I wonder if it's the azure-cli-core (2.34.0) that messes up with the token expiration even though I login with the action before even installing this azure-cli-core, I am lost.

EDIT: it's not, I tested by forcing the installation of 2.55.0 with pip3 and still the same thing. I'm trying some more workflows to see if I can replicate in an isolated environment

benjamin-rousseau-shift avatar Dec 14 '23 03:12 benjamin-rousseau-shift

@benjamin-rousseau-shift i think the issue is with the underlying OIDC token issued by Github (5 minutes expiry). it seems like its not a fault of Azure Cli. I've started having issues similar to yours after migrating to federated identity. I solved them:

https://stackoverflow.com/questions/77686072/issues-with-azure-identity-when-using-federated-credentials

I'm using python, but you can implement this fix in any other language:

def get_azure_credentials():
    token_request = os.environ.get("ACTIONS_ID_TOKEN_REQUEST_TOKEN")
    token_uri = os.environ.get("ACTIONS_ID_TOKEN_REQUEST_URL")
    subprocess_helper(f'token=$(curl -H "Authorization: bearer {token_request}" "{token_uri}&audience=api://AzureADTokenExchange" | jq .value -r) && az login --service-principal -u {CLIENT_ID} -t {TENANT_ID} --federated-token $token')
    return AzureCliCredential()

4c74356b41 avatar Dec 20 '23 12:12 4c74356b41

@4c74356b41 By doing this I think you're basically doing exactly the same thing as the github action. My workaround for now is to azure login again (just like you do in your python script) right before I need to fetch something from azure. Not the fanciest solution but yeah the OIDC token are only valid 5 minutes that's a fact no matter what the documentation is saying :/

benjamin-rousseau-shift avatar Dec 26 '23 15:12 benjamin-rousseau-shift

@4c74356b41 @benjamin-rousseau-shift, you are right. The GitHub OIDC provider issues a JWT ID token with a 5-minute expiration time. Its lifespan is not officially documented. By decoding the OIDC token, we can find it is actually expired in 5 minutes. You can also verify this in the sample token.

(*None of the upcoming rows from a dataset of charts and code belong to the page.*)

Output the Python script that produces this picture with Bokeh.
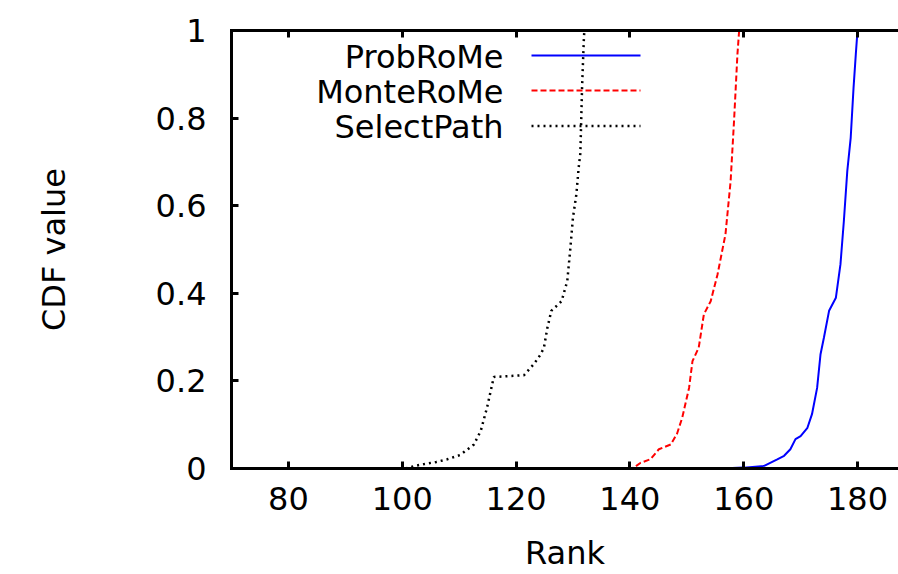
from bokeh.plotting import figure
from bokeh.models import (Range1d, FixedTicker, LinearAxis, Label, Arrow,
                          CustomLabelingPolicy)
from bokeh.embed import file_html
from bokeh.resources import INLINE

# ---- data ----
x_ticks = [80, 100, 120, 140, 160, 180]
y_ticks = [0, 0.2, 0.4, 0.6, 0.8, 1]
y_tick_labels = ["0", "0.2", "0.4", "0.6", "0.8", "1"]

series_names = ["ProbRoMe", "MonteRoMe", "SelectPath"]

probrome_rank = [70, 156, 160, 163.6, 165.9, 167.1, 168.2, 169.1, 170.0, 171.2, 172.0,
                 172.9, 173.5, 174.1, 175.0, 176.2, 177.0, 177.6, 178.2, 178.8, 179.3,
                 179.7, 180.0]
probrome_cdf = [0, 0, 0.002, 0.006, 0.021, 0.029, 0.044, 0.067, 0.074, 0.093, 0.124,
                0.184, 0.261, 0.299, 0.36, 0.39, 0.466, 0.565, 0.679, 0.755, 0.869,
                0.946, 1.0]

monterome_rank = [70, 140.0, 140.7, 141.9, 143.6, 145.1, 147.2, 148.3, 149.2, 150.4,
                  151.0, 152.1, 153.0, 154.2, 155.4, 156.8, 157.7, 158.3, 158.6, 158.9,
                  159.2]
monterome_cdf = [0, 0, 0.002, 0.013, 0.021, 0.044, 0.055, 0.08, 0.116, 0.184, 0.245,
                 0.276, 0.352, 0.382, 0.443, 0.535, 0.656, 0.793, 0.869, 0.946, 1.0]

selectpath_rank = [70, 100.5, 102.6, 103.8, 106.0, 107.9, 110.2, 112.6, 113.8, 114.9,
                   115.8, 116.1, 121.4, 123.1, 124.3, 124.9, 125.5, 126.2, 128.0, 129.0,
                   129.5, 130.0, 130.6, 131.0, 131.3, 131.6, 131.9, 132.0]
selectpath_cdf = [0, 0, 0.007, 0.01, 0.015, 0.021, 0.031, 0.055, 0.086, 0.139, 0.192,
                  0.209, 0.213, 0.238, 0.26, 0.276, 0.321, 0.36, 0.382, 0.428, 0.497,
                  0.573, 0.626, 0.687, 0.72, 0.87, 0.976, 1.0]

FONT = "DejaVu Sans"
FS = "32px"

p = figure(width=898, height=574, output_backend="svg", toolbar_location=None,
           x_range=Range1d(70, 187.2), y_range=Range1d(0, 1),
           min_border_left=231, min_border_right=0, min_border_top=30,
           min_border_bottom=106)
p.outline_line_color = None
p.grid.visible = False
p.background_fill_color = "white"
p.border_fill_color = "white"

def style_axis(ax):
    ax.axis_line_width = 3
    ax.axis_line_color = "black"
    ax.axis_line_cap = "square"
    ax.major_tick_in = 7
    ax.major_tick_out = 0
    ax.major_tick_line_width = 3
    ax.major_tick_line_color = "black"
    ax.minor_tick_in = 0
    ax.minor_tick_out = 0
    ax.major_label_text_font = FONT
    ax.major_label_text_font_size = FS
    ax.major_label_text_color = "black"
    ax.axis_label_text_font = FONT
    ax.axis_label_text_font_size = FS
    ax.axis_label_text_font_style = "normal"
    ax.axis_label_text_color = "black"

xa = p.xaxis[0]
xa.ticker = FixedTicker(ticks=x_ticks)
style_axis(xa)
xa.axis_label = "Rank"
xa.major_label_standoff = 18
xa.axis_label_standoff = 21

ya = p.yaxis[0]
ya.ticker = FixedTicker(ticks=y_ticks)
ya.major_label_overrides = {t: s for t, s in zip(y_ticks, y_tick_labels)}
style_axis(ya)
ya.axis_label = "CDF value"
ya.major_label_standoff = 25
ya.axis_label_standoff = 80

# mirrored ticks on the top edge, without labels
top = LinearAxis(ticker=FixedTicker(ticks=x_ticks))
style_axis(top)
top.major_label_standoff = 0
top.major_label_policy = CustomLabelingPolicy(
    code="for (let i = 0; i < indices.size; i++) { indices.unset(i) }\nreturn indices")
p.add_layout(top, "above")

colors = ["#0000ff", "#ff0000", "black"]
dashes = ["solid", "6 3", "2 4"]
widths = [2, 2, 2.5]
xs = [probrome_rank, monterome_rank, selectpath_rank]
ys = [probrome_cdf, monterome_cdf, selectpath_cdf]

for x, y, c, d, w in zip(xs, ys, colors, dashes, widths):
    p.line(x, y, line_color=c, line_width=w, line_dash=d)

# legend: label on the left (right-aligned), line sample on the right
row_y = [413, 378, 342.5]
for name, yy, c, d, w in zip(series_names, row_y, colors, dashes, widths):
    p.add_layout(Label(x=272, y=yy - 1, x_units="screen", y_units="screen", text=name,
                       text_align="right", text_baseline="middle", text_font=FONT,
                       text_font_size=FS, text_color="black"))
    p.add_layout(Arrow(end=None, x_start=300, y_start=yy, x_end=409, y_end=yy,
                       start_units="screen", end_units="screen",
                       line_color=c, line_width=w, line_dash=d))

open("out.html", "w").write(file_html(p, INLINE))
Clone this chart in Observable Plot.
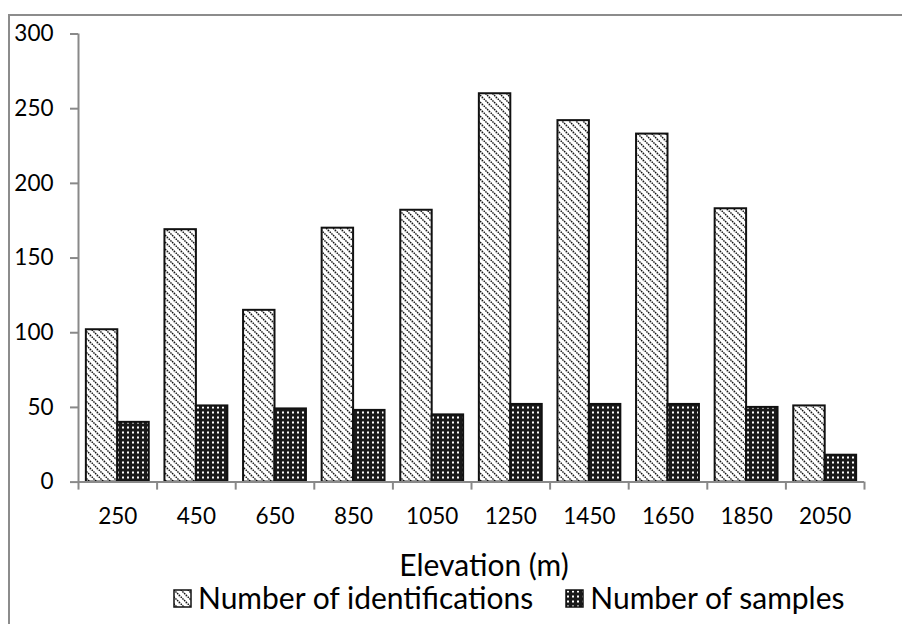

During login, Azure CLI will use the GitHub OIDC token to fetch an access token from MSAL. This access token will be stored in msal_token_cache. This access token is assigned a random value ranging between 60-90 minutes (75 minutes on average). See https://learn.microsoft.com/en-us/entra/identity-platform/access-tokens#access-token-lifetime.

AzureCliCredential() authenticates by requesting a token from the Azure CLI. The instantiation of AzureCliCredential() alone will not raise the error. The error should occur when calling its method get_token(). It executes az account get-access-token --output json --resource {} to request a token from Azure CLI. See https://github.com/Azure/azure-sdk-for-python/blob/6aa171f81c0111996a2785b14864e961a7942e87/sdk/identity/azure-identity/azure/identity/_credentials/azure_cli.py#L24.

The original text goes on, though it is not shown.